** Start of Data excerpts **
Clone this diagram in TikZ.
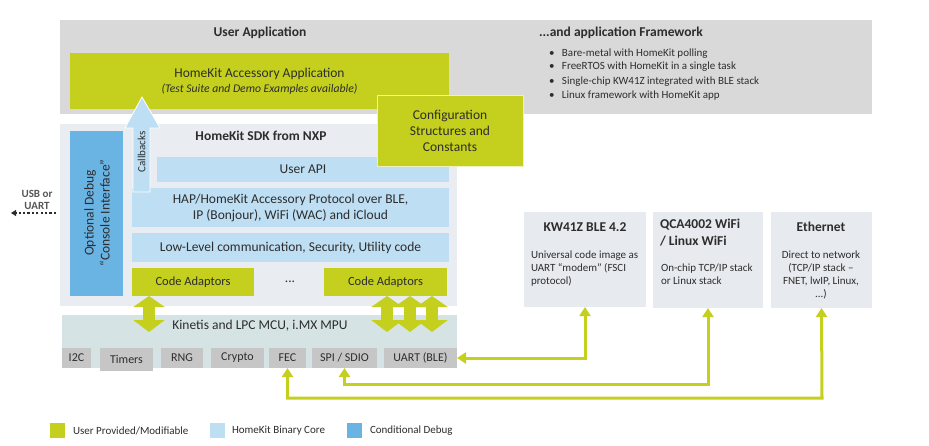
\documentclass[tikz,border=0pt]{standalone}
\usepackage{fontspec}
\setmainfont{Carlito}
\usetikzlibrary{arrows.meta,calc}
\definecolor{hkgreen}{RGB}{197,208,30}
\definecolor{hklight}{RGB}{190,222,243}
\definecolor{hkdebug}{RGB}{106,180,228}
\definecolor{hkgray}{RGB}{217,217,217}
\definecolor{hksdk}{RGB}{233,237,241}
\definecolor{hkmcu}{RGB}{214,227,228}
\definecolor{hkchip}{RGB}{198,198,198}
\definecolor{hkbox}{RGB}{231,235,239}
\definecolor{hktext}{RGB}{45,45,45}
\begin{document}
\begin{tikzpicture}[x=1pt,y=-1pt,
  every node/.style={inner sep=0pt,outer sep=0pt,text=hktext},
  area/.style={anchor=north west,draw=none,align=center},
  fbig/.style={font=\fontsize{13.5}{16}\selectfont},
  fbold/.style={font=\fontsize{13.5}{16}\selectfont\bfseries},
  fsmall/.style={font=\fontsize{11}{12.8}\selectfont},
  fchip/.style={font=\fontsize{12}{13}\selectfont},
  chip/.style={area,fill=hkchip,minimum height=20pt,fchip},
  gconn/.style={draw=hkgreen,line width=3pt,{Triangle[width=11pt,length=9pt]}-{Triangle[width=11pt,length=9pt]}},
  bigdbl/.style={draw=hkgreen,line width=12pt,{Triangle[width=31pt,length=11pt]}-{Triangle[width=31pt,length=12pt]}},
  legsq/.style={anchor=north west,minimum width=15pt,minimum height=15pt},
  legtxt/.style={anchor=west,font=\fontsize{11}{12}\selectfont}
]
\useasboundingbox[fill=white] (0,0) rectangle (929,445);

% top gray panel
\node[area,fill=hkgray,minimum width=812pt,minimum height=94pt] (top) at (60,20) {};
\node[fbold] (uatitle) at (260,33) {User Application};
\node[fbold,anchor=west] (fwtitle) at (539,33) {...and application Framework};
\foreach \yy/\tt in {54/Bare-metal with HomeKit polling,
                     67/FreeRTOS with HomeKit in a single task,
                     82/Single-chip KW41Z integrated with BLE stack,
                     96/Linux framework with HomeKit app}{
  \node[fsmall,anchor=west] at (549,\yy) {\makebox[13pt][l]{\textbullet}\tt};
}

% HomeKit accessory application
\node[area,fill=hkgreen,minimum width=379pt,minimum height=56pt,fbig] (app) at (70,53)
  {HomeKit Accessory Application\\[-1pt]{\itshape\fontsize{11.7}{14}\selectfont(Test Suite and Demo Examples available)}};

% SDK panel
\node[area,fill=hksdk,minimum width=397pt,minimum height=182pt] (sdk) at (60,124) {};
\node[fbold] (sdktitle) at (261,136) {HomeKit SDK from NXP};

\node[area,fill=hkdebug,minimum width=53pt,minimum height=165pt] (debug) at (70,131) {};
\node[fbig,rotate=90,align=center] (debugtxt) at (97,213) {Optional Debug\\“Console Interface”};

\node[area,fill=hklight,minimum width=292pt,minimum height=25pt,fbig] (userapi) at (157,157) {User API};
\node[area,fill=hklight,minimum width=317pt,minimum height=39pt,fbig] (hap) at (132,188)
  {HAP/HomeKit Accessory Protocol over BLE,\\IP (Bonjour), WiFi (WAC) and iCloud};
\node[area,fill=hklight,minimum width=317pt,minimum height=29pt,fbig] (low) at (132,233)
  {Low-Level communication, Security, Utility code};
\node[area,fill=hkgreen,minimum width=122pt,minimum height=28pt,font=\fontsize{12.5}{14}\selectfont] (ca1) at (132,268) {Code Adaptors};
\node[area,fill=hkgreen,minimum width=123pt,minimum height=28pt,font=\fontsize{12.5}{14}\selectfont] (ca2) at (324,268) {Code Adaptors};
\node[fbig] (dots) at (290,282) {...};

% callbacks arrow
\filldraw[fill=hklight,draw=white,line width=0.8pt]
  (133,192) -- (133,128) -- (125,128) -- (142,97) -- (160,128) -- (150,128) -- (150,192) -- cycle;
\node[rotate=90,font=\fontsize{11}{12}\selectfont] (cb) at (141.5,152) {Callbacks};

% configuration box
\node[area,fill=hkgreen,draw=white!70!hkgreen,line width=0.8pt,minimum width=146pt,minimum height=71pt,fbig] (config) at (377,95)
  {Configuration\\Structures and\\Constants};

% MCU panel
\node[area,fill=hkmcu,minimum width=395pt,minimum height=53pt] (mcu) at (62,315) {};
\node[fbig] (mcutxt) at (260,326) {Kinetis and LPC MCU, i.MX MPU};

\node[chip,minimum width=29pt] (i2c) at (62,348) {I2C};
\node[chip,minimum width=53pt,minimum height=23pt] (timers) at (100,348) {Timers};
\node[chip,minimum width=42pt] (rng) at (161,348) {RNG};
\node[chip,minimum width=53pt] (crypto) at (211,348) {Crypto};
\node[chip,minimum width=37pt] (fec) at (269,348) {FEC};
\node[chip,minimum width=65pt] (spi) at (312,348) {SPI / SDIO};
\node[chip,minimum width=73pt] (uart) at (384,348) {UART (BLE)};

% big double arrows
\coordinate (k1) at (149,332);
\coordinate (k2) at (387,332);
\coordinate (k3) at (410,332);
\coordinate (k4) at (432,332);
\draw[bigdbl] (ca1.south -| k1) -- (k1);
\draw[bigdbl] (ca2.south -| k2) -- (k2);
\draw[bigdbl] (ca2.south -| k3) -- (k3);
\draw[bigdbl] (ca2.south -| k4) -- (k4);

% USB or UART
\node[align=center,font=\fontsize{11}{11.5}\selectfont\bfseries,text=hktext!80] (usb) at (37,200) {USB or\\UART};
\coordinate (usbend) at (11,213);
\draw[hktext,line width=1.3pt,dash pattern=on 2.2pt off 2.2pt,-{Triangle[width=6pt,length=5pt]}] (debug.west |- usbend) ++(-14,0) -- (usbend);

% right boxes
\node[area,fill=hkbox,minimum width=122pt,minimum height=95pt] (kw) at (524,212) {};
\node[fbold] at (585,227) {KW41Z BLE 4.2};
\node[fsmall,anchor=north west,align=left] at (531,251) {Universal code image as\\UART “modem” (FSCI\\protocol)};

\node[area,fill=hkbox,minimum width=110pt,minimum height=96pt] (qca) at (653,212) {};
\node[anchor=north west,align=left,font=\fontsize{13.5}{17}\selectfont\bfseries] at (660,219) {QCA4002 WiFi\\/ Linux WiFi};
\node[fsmall,anchor=north west,align=left] at (661,264) {On-chip TCP/IP stack\\or Linux stack};

\node[area,fill=hkbox,minimum width=101pt,minimum height=96pt] (eth) at (771,212) {};
\node[fbold] at (821,227) {Ethernet};
\node[fsmall,anchor=north,align=center] at (821,251) {Direct to network\\(TCP/IP stack –\\FNET, lwIP, Linux,\\...)};

% green connectors
\coordinate (qturn) at (708,384);
\coordinate (eturn) at (822,398);
\draw[gconn] (uart.east) -| (kw.south);
\draw[gconn] (spi.south) |- (qturn) -- (qca.south);
\draw[gconn] (fec.south) |- (eturn) -- (eth.south);

% legend
\node[legsq,fill=hkgreen] (lg1) at (50,423) {};
\node[legtxt] at (73,430.5) {User Provided/Modifiable};
\node[legsq,fill=hklight] (lg2) at (210,423) {};
\node[legtxt] at (232,430.5) {HomeKit Binary Core};
\node[legsq,fill=hkdebug] (lg3) at (347,423) {};
\node[legtxt] at (370,430.5) {Conditional Debug};
\end{tikzpicture}
\end{document}
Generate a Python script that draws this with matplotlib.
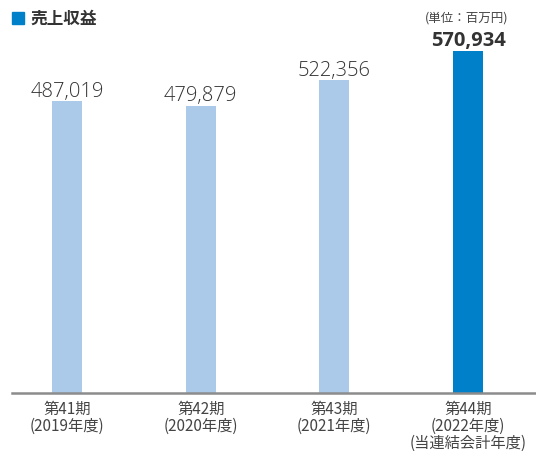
** End of Data excerpts **
# Your objective
Of all the lines in the data above, state how many include "with". Say only the number.

# Finished answer
5